[Stored data entries]:
══════════

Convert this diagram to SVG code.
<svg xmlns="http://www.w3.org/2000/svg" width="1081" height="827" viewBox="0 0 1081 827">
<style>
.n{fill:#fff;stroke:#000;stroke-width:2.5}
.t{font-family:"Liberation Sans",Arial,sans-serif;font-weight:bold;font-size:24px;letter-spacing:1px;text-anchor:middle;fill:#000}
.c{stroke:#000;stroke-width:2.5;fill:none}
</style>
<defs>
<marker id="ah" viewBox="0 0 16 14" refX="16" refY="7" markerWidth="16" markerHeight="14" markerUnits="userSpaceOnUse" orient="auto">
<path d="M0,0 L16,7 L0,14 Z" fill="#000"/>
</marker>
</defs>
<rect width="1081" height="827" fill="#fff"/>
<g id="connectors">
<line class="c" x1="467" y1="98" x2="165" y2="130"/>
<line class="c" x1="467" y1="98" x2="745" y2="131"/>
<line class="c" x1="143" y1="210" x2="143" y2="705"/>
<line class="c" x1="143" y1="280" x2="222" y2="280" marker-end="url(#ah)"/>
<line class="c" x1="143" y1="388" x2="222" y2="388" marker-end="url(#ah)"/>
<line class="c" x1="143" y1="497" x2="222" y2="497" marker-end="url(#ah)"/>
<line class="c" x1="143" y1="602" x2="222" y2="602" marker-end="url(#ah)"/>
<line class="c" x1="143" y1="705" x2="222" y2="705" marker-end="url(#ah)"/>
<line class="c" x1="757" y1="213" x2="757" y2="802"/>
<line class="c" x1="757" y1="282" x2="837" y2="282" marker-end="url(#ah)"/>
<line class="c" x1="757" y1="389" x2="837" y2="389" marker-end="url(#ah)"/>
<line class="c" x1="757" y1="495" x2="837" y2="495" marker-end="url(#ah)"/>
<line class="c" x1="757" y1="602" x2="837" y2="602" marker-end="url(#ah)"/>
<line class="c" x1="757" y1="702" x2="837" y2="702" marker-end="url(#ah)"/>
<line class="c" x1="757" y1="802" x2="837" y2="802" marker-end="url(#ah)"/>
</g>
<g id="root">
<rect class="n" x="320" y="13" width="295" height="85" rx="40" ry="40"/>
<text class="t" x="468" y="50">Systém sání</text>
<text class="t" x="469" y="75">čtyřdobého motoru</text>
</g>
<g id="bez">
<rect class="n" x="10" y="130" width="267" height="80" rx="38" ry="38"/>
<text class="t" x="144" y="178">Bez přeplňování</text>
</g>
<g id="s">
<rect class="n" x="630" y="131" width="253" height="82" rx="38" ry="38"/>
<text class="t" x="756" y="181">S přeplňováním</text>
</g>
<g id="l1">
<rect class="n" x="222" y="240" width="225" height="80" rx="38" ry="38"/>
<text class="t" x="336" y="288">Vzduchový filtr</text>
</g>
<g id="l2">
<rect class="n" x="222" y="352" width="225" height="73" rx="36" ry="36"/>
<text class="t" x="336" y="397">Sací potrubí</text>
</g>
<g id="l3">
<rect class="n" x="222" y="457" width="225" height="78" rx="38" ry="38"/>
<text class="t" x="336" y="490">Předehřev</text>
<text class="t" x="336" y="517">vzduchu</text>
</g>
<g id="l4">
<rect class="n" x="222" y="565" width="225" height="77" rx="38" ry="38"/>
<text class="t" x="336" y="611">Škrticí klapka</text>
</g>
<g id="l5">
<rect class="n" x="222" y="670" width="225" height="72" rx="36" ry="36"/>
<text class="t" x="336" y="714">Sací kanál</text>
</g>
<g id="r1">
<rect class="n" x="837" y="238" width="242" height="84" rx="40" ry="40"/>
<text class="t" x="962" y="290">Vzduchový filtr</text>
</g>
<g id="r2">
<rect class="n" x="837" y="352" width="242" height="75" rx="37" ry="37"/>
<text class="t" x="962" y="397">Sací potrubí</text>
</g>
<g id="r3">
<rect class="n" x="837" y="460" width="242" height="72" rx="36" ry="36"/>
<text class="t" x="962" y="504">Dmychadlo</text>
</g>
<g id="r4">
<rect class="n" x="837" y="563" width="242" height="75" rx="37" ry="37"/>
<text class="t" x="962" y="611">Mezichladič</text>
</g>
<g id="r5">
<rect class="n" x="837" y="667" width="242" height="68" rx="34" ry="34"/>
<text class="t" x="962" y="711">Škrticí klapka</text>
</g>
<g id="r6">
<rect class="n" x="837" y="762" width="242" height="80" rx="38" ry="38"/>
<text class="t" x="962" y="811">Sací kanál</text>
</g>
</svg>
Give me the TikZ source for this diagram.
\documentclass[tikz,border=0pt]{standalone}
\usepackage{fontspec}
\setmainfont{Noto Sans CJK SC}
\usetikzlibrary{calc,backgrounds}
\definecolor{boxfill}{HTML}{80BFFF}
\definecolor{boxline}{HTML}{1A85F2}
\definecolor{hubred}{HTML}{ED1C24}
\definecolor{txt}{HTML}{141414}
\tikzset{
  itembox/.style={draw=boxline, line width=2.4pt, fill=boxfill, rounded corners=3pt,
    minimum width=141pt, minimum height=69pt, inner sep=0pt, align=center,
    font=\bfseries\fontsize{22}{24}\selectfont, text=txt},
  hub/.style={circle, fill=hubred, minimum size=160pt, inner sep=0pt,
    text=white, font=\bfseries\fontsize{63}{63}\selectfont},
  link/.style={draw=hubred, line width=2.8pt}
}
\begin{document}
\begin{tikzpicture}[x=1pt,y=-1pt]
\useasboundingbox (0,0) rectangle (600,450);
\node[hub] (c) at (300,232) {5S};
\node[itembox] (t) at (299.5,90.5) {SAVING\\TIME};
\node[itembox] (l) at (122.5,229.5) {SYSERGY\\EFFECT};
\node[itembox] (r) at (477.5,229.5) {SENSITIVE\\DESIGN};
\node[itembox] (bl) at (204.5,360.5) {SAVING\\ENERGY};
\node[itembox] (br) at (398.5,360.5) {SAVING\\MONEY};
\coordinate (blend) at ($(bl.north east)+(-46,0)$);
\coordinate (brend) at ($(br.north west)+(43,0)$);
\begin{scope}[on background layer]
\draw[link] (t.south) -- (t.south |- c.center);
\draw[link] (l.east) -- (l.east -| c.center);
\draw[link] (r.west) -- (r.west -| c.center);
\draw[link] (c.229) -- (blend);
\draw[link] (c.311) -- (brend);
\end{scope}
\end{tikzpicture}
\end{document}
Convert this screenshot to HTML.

══════════

[Task details]:
Copy every line exactly. Leave nothing out.

[Task result]:
Convert this diagram to SVG code.
<svg xmlns="http://www.w3.org/2000/svg" width="1081" height="827" viewBox="0 0 1081 827">
<style>
.n{fill:#fff;stroke:#000;stroke-width:2.5}
.t{font-family:"Liberation Sans",Arial,sans-serif;font-weight:bold;font-size:24px;letter-spacing:1px;text-anchor:middle;fill:#000}
.c{stroke:#000;stroke-width:2.5;fill:none}
</style>
<defs>
<marker id="ah" viewBox="0 0 16 14" refX="16" refY="7" markerWidth="16" markerHeight="14" markerUnits="userSpaceOnUse" orient="auto">
<path d="M0,0 L16,7 L0,14 Z" fill="#000"/>
</marker>
</defs>
<rect width="1081" height="827" fill="#fff"/>
<g id="connectors">
<line class="c" x1="467" y1="98" x2="165" y2="130"/>
<line class="c" x1="467" y1="98" x2="745" y2="131"/>
<line class="c" x1="143" y1="210" x2="143" y2="705"/>
<line class="c" x1="143" y1="280" x2="222" y2="280" marker-end="url(#ah)"/>
<line class="c" x1="143" y1="388" x2="222" y2="388" marker-end="url(#ah)"/>
<line class="c" x1="143" y1="497" x2="222" y2="497" marker-end="url(#ah)"/>
<line class="c" x1="143" y1="602" x2="222" y2="602" marker-end="url(#ah)"/>
<line class="c" x1="143" y1="705" x2="222" y2="705" marker-end="url(#ah)"/>
<line class="c" x1="757" y1="213" x2="757" y2="802"/>
<line class="c" x1="757" y1="282" x2="837" y2="282" marker-end="url(#ah)"/>
<line class="c" x1="757" y1="389" x2="837" y2="389" marker-end="url(#ah)"/>
<line class="c" x1="757" y1="495" x2="837" y2="495" marker-end="url(#ah)"/>
<line class="c" x1="757" y1="602" x2="837" y2="602" marker-end="url(#ah)"/>
<line class="c" x1="757" y1="702" x2="837" y2="702" marker-end="url(#ah)"/>
<line class="c" x1="757" y1="802" x2="837" y2="802" marker-end="url(#ah)"/>
</g>
<g id="root">
<rect class="n" x="320" y="13" width="295" height="85" rx="40" ry="40"/>
<text class="t" x="468" y="50">Systém sání</text>
<text class="t" x="469" y="75">čtyřdobého motoru</text>
</g>
<g id="bez">
<rect class="n" x="10" y="130" width="267" height="80" rx="38" ry="38"/>
<text class="t" x="144" y="178">Bez přeplňování</text>
</g>
<g id="s">
<rect class="n" x="630" y="131" width="253" height="82" rx="38" ry="38"/>
<text class="t" x="756" y="181">S přeplňováním</text>
</g>
<g id="l1">
<rect class="n" x="222" y="240" width="225" height="80" rx="38" ry="38"/>
<text class="t" x="336" y="288">Vzduchový filtr</text>
</g>
<g id="l2">
<rect class="n" x="222" y="352" width="225" height="73" rx="36" ry="36"/>
<text class="t" x="336" y="397">Sací potrubí</text>
</g>
<g id="l3">
<rect class="n" x="222" y="457" width="225" height="78" rx="38" ry="38"/>
<text class="t" x="336" y="490">Předehřev</text>
<text class="t" x="336" y="517">vzduchu</text>
</g>
<g id="l4">
<rect class="n" x="222" y="565" width="225" height="77" rx="38" ry="38"/>
<text class="t" x="336" y="611">Škrticí klapka</text>
</g>
<g id="l5">
<rect class="n" x="222" y="670" width="225" height="72" rx="36" ry="36"/>
<text class="t" x="336" y="714">Sací kanál</text>
</g>
<g id="r1">
<rect class="n" x="837" y="238" width="242" height="84" rx="40" ry="40"/>
<text class="t" x="962" y="290">Vzduchový filtr</text>
</g>
<g id="r2">
<rect class="n" x="837" y="352" width="242" height="75" rx="37" ry="37"/>
<text class="t" x="962" y="397">Sací potrubí</text>
</g>
<g id="r3">
<rect class="n" x="837" y="460" width="242" height="72" rx="36" ry="36"/>
<text class="t" x="962" y="504">Dmychadlo</text>
</g>
<g id="r4">
<rect class="n" x="837" y="563" width="242" height="75" rx="37" ry="37"/>
<text class="t" x="962" y="611">Mezichladič</text>
</g>
<g id="r5">
<rect class="n" x="837" y="667" width="242" height="68" rx="34" ry="34"/>
<text class="t" x="962" y="711">Škrticí klapka</text>
</g>
<g id="r6">
<rect class="n" x="837" y="762" width="242" height="80" rx="38" ry="38"/>
<text class="t" x="962" y="811">Sací kanál</text>
</g>
</svg>
Give me the TikZ source for this diagram.
\documentclass[tikz,border=0pt]{standalone}
\usepackage{fontspec}
\setmainfont{Noto Sans CJK SC}
\usetikzlibrary{calc,backgrounds}
\definecolor{boxfill}{HTML}{80BFFF}
\definecolor{boxline}{HTML}{1A85F2}
\definecolor{hubred}{HTML}{ED1C24}
\definecolor{txt}{HTML}{141414}
\tikzset{
  itembox/.style={draw=boxline, line width=2.4pt, fill=boxfill, rounded corners=3pt,
    minimum width=141pt, minimum height=69pt, inner sep=0pt, align=center,
    font=\bfseries\fontsize{22}{24}\selectfont, text=txt},
  hub/.style={circle, fill=hubred, minimum size=160pt, inner sep=0pt,
    text=white, font=\bfseries\fontsize{63}{63}\selectfont},
  link/.style={draw=hubred, line width=2.8pt}
}
\begin{document}
\begin{tikzpicture}[x=1pt,y=-1pt]
\useasboundingbox (0,0) rectangle (600,450);
\node[hub] (c) at (300,232) {5S};
\node[itembox] (t) at (299.5,90.5) {SAVING\\TIME};
\node[itembox] (l) at (122.5,229.5) {SYSERGY\\EFFECT};
\node[itembox] (r) at (477.5,229.5) {SENSITIVE\\DESIGN};
\node[itembox] (bl) at (204.5,360.5) {SAVING\\ENERGY};
\node[itembox] (br) at (398.5,360.5) {SAVING\\MONEY};
\coordinate (blend) at ($(bl.north east)+(-46,0)$);
\coordinate (brend) at ($(br.north west)+(43,0)$);
\begin{scope}[on background layer]
\draw[link] (t.south) -- (t.south |- c.center);
\draw[link] (l.east) -- (l.east -| c.center);
\draw[link] (r.west) -- (r.west -| c.center);
\draw[link] (c.229) -- (blend);
\draw[link] (c.311) -- (brend);
\end{scope}
\end{tikzpicture}
\end{document}
Convert this screenshot to HTML.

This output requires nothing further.